Attenzione: l’articolo presenta rivelazioni di un film.
Ancora prima che sorgesse il sole, Antonia seppe di avere i giorni contati, ma sapeva anche di più. Sapeva che quello sarebbe stato il suo ultimo giorno, non perché si sentisse poco bene, ma perché a differenza di tanti altri, Antonia sapeva quando è il momento di fermarsi.
È la voce narrante che apre L’albero di Antonia, un film del 1995, diretto da Marleen Gorris, premio Oscar per il miglior film straniero.
Racconta la storia di Antonia, una donna che dopo la Seconda Guerra mondiale torna nel suo paese dei Paesi Bassi, insieme alla figlia Danielle, adolescente. La vicenda si sviluppa per quarant’anni, durante i quali le due donne creano una famiglia allargata, di forma matriarcale. In quei quarant’anni accade la vita, periodi di gioia e di nascite si alternano a periodi di morte e dolore. Il tono del film è leggero, non ci sono sdolcinature. Le donne sono esplicite nelle loro scelte e determinate anche nello stare nei ruoli di una società contadina aspra, i cui momenti di maggior allegria sono i pranzi della domenica, condivisi tra famiglie diverse.
Antonia sa come muoversi, anche nell’affrontare il male che trancia l’innocenza della nipote; è aperta ad accogliere il diverso, lo scemo del paese e la ragazza di cuore con deficit cognitivi; stabilisce regole di amore non vincolato dal matrimonio, ma non per questo privo della felicità del sesso. Antonia sa come va la vita, fino al suo atto finale, la morte.
La struttura del film è circolare. La frase che apre questo articolo e l’incipit sono ripresi nel finale, con altri particolari e con i personaggi riuniti intorno alla protagonista.
A differenza di tanti altri, Antonia sapeva quando è il momento di fermarsi.

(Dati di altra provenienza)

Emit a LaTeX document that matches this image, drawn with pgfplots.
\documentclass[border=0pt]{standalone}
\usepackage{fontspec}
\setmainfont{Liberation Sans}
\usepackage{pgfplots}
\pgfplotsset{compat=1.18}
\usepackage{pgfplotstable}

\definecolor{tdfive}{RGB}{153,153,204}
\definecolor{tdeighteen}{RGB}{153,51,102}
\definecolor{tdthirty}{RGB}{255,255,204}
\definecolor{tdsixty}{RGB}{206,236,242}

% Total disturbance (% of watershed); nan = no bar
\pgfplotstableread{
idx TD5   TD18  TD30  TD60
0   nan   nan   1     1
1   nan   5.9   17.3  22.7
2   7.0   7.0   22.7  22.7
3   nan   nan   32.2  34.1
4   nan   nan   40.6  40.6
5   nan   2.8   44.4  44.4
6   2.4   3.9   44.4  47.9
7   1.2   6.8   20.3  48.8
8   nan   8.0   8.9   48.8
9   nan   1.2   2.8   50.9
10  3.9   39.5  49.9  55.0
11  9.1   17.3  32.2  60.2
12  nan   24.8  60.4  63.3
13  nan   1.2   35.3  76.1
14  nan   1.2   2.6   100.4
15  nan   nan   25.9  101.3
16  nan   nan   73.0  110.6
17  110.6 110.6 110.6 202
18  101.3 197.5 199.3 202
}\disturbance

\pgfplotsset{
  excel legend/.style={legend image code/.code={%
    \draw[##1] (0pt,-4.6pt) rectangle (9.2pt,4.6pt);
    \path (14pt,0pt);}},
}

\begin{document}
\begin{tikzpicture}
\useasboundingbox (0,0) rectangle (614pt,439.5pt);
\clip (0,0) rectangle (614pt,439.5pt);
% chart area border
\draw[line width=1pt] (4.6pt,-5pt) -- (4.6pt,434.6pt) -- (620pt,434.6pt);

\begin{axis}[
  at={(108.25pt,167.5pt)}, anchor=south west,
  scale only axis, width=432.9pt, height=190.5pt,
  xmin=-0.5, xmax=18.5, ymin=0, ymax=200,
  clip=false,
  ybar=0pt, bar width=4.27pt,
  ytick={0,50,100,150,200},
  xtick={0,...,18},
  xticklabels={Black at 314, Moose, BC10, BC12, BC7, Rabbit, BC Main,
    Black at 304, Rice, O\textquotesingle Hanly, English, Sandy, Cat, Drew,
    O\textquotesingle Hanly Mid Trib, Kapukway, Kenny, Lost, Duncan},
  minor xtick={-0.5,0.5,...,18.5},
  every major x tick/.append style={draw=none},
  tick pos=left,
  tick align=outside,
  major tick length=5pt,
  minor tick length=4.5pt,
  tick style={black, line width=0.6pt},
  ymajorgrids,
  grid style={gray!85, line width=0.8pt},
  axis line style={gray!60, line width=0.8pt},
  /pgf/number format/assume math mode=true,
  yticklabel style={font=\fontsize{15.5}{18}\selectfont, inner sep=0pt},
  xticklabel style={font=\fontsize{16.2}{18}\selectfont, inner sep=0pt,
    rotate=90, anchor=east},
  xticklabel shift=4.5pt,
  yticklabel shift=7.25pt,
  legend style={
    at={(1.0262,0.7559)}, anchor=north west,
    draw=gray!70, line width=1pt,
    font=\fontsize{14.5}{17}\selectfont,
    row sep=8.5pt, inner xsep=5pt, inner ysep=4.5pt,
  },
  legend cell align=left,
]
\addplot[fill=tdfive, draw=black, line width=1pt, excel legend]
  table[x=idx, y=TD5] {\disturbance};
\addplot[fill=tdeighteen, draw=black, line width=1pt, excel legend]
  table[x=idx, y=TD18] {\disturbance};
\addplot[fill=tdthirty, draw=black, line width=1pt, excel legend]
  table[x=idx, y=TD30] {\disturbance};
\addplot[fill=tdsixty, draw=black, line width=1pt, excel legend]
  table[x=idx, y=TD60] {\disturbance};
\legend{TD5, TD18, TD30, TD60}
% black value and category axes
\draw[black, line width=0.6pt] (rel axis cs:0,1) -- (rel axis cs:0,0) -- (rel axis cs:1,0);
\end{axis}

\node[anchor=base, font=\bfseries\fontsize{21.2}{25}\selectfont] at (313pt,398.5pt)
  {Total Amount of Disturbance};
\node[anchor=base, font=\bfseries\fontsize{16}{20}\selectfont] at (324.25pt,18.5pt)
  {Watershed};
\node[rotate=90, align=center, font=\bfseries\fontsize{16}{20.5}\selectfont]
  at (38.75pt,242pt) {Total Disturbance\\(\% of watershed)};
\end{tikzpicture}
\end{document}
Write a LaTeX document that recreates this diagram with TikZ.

Questa è la frase rimasta nella mia mente in tutti questi anni. Fermarsi quando si sente che è il momento. «Chi non lo vorrebbe? Ora è tempo, ciao a tutti, vado.», si potrebbe facilmente dire. Tuttavia, fermarsi a riflettere su questa frase è un tranello, in quando la nostra mente scivola nel: «E beh, sì, sarebbe bello, ma non è reale, è una frase di film. Magari si potesse…». In questo modo ci sbarazziamo dell’argomento e ci distraiamo.
Non è questo il punto, il punto è ricordare che la morte è nella vita. Questo è un tema del film, (l’altro è il matriarcato). Non allontanamento della morte, ma considerazione della morte come momento dell’esistenza. È un punto di vista del tutto dimenticato nella nostra società occidentale ricca. Non c’è riflessione, non si sta in gruppo, tra amici, a parlarne, a discuterne insieme, ascoltando le considerazioni altrui, a condividere le paure o le felici intuizioni.
Il dialogo finale tra Antonia e la pronipote, Sara, è una dichiarazione di onestà di vivere e di coraggio di morire:
Sara: Non ti senti bene?
Antonia: Sto per morire.
Sara: Subito?
Antonia: Oggi. Ti avevo promesso che te lo avrei detto. Ti ricordi?
Sara: È brutto.
Antonia: Sì, non è facile. Va a chiamarli. Va’, Sara. Aspetterò che tu torni. Sta’ tranquilla, te lo prometto.
Quel giorno Antonia avrebbe chiamato al suo capezzale le persone che le erano più care, e le avrebbe informate che la sua morte era imminente. Avrebbe chiuso gli occhi e sarebbe morta.
Questo film è un inno alla vita. Cercatelo, guardatelo, anche più volte, è delicato e sincero, ha tocchi ironici, vale la pena.